:: Exercise requirements ::
Look through the material and copy each line holding "matplotlib".

-- START Supplied data --

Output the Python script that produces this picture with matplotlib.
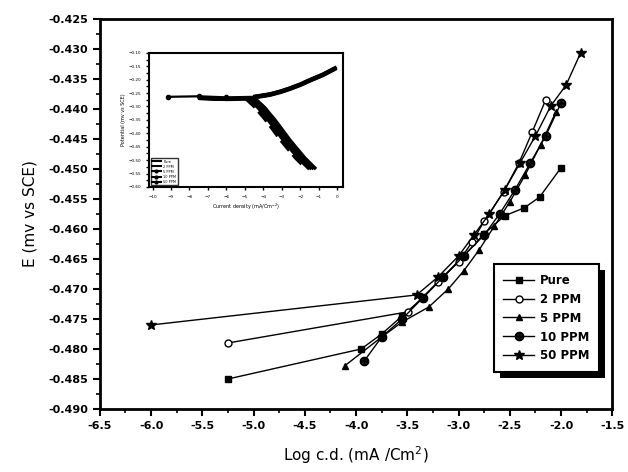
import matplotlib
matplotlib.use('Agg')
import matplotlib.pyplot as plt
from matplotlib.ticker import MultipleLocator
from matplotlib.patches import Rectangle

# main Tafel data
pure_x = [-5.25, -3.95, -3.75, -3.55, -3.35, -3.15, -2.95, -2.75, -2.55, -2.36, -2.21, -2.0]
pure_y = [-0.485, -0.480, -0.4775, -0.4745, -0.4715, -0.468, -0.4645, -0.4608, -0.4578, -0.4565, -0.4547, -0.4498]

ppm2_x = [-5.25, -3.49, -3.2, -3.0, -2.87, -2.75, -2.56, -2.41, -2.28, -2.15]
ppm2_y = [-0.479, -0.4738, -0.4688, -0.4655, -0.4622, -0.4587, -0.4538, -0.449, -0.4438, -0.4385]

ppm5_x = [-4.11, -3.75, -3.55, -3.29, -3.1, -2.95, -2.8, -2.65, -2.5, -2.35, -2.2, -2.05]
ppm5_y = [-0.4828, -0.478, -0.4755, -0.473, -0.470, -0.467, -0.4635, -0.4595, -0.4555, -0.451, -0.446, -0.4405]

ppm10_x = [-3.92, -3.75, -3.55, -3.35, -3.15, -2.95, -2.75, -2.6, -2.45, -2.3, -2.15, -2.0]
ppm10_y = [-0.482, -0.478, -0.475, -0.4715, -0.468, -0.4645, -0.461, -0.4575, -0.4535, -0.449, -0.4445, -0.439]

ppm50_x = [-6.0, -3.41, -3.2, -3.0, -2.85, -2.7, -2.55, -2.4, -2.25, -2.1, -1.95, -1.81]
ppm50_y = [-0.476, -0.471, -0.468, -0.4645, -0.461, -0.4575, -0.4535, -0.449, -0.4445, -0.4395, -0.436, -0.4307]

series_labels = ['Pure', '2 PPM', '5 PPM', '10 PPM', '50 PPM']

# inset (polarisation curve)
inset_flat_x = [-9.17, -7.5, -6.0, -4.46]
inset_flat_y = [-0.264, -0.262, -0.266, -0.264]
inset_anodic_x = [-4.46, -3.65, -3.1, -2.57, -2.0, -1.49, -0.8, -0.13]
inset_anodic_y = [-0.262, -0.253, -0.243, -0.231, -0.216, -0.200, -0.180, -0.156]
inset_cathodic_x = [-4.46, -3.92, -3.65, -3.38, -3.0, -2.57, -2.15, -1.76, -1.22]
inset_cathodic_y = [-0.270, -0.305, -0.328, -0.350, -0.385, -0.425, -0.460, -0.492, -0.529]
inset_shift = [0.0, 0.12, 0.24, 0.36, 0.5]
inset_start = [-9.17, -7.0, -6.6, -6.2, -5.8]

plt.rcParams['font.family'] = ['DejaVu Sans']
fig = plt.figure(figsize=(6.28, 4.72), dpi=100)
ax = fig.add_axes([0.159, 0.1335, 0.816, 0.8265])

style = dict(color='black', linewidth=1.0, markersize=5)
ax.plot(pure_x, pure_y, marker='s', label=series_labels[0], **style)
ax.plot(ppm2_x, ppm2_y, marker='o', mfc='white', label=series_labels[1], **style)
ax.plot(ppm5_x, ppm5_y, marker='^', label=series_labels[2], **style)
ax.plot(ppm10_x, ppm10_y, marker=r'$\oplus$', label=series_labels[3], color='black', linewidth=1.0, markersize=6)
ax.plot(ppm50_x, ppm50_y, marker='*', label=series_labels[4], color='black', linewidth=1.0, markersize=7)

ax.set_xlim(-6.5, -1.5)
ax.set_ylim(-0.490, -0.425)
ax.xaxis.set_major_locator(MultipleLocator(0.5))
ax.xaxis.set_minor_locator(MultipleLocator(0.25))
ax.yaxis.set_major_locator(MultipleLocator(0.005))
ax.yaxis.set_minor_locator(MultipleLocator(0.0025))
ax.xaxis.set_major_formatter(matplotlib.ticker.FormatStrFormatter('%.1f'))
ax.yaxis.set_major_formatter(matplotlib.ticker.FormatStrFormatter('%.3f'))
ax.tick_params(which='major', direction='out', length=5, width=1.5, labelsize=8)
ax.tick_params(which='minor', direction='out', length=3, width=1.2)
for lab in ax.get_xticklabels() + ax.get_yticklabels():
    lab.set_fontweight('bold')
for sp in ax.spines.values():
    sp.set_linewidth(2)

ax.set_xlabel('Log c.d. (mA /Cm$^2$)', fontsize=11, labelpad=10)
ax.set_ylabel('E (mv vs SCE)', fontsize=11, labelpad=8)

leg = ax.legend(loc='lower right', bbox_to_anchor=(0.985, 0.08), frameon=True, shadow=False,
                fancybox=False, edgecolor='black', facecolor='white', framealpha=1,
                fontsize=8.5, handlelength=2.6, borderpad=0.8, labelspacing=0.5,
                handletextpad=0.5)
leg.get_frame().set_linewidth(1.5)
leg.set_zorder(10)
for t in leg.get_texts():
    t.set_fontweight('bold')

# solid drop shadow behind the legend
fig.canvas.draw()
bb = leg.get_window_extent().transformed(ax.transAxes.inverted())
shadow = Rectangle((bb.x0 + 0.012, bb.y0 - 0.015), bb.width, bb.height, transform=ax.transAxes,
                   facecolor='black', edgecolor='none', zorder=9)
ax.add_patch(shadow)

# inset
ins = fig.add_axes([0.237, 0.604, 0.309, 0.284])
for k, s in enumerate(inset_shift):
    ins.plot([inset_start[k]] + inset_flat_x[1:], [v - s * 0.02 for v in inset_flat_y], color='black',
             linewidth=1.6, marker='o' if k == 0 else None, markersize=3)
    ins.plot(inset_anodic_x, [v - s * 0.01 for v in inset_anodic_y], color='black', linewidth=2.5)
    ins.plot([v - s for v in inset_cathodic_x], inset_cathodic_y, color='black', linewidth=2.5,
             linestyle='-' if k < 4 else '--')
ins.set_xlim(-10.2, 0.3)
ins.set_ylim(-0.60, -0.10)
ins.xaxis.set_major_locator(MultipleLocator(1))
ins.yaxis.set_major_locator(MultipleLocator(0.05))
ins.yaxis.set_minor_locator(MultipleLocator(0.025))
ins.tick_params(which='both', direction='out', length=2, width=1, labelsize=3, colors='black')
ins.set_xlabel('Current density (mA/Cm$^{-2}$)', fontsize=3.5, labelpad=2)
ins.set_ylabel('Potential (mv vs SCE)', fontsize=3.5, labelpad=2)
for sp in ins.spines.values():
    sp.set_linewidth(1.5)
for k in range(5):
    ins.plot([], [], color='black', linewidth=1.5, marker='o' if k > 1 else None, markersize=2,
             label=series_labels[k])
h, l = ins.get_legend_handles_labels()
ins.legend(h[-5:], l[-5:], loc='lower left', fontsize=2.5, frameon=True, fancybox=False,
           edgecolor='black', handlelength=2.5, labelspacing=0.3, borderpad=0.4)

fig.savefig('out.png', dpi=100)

-- END Supplied data --

:: Solution ::
Output the Python script that produces this picture with matplotlib.
import matplotlib
matplotlib.use('Agg')
import matplotlib.pyplot as plt
from matplotlib.ticker import MultipleLocator
from matplotlib.patches import Rectangle
ax.xaxis.set_major_formatter(matplotlib.ticker.FormatStrFormatter('%.1f'))
ax.yaxis.set_major_formatter(matplotlib.ticker.FormatStrFormatter('%.3f'))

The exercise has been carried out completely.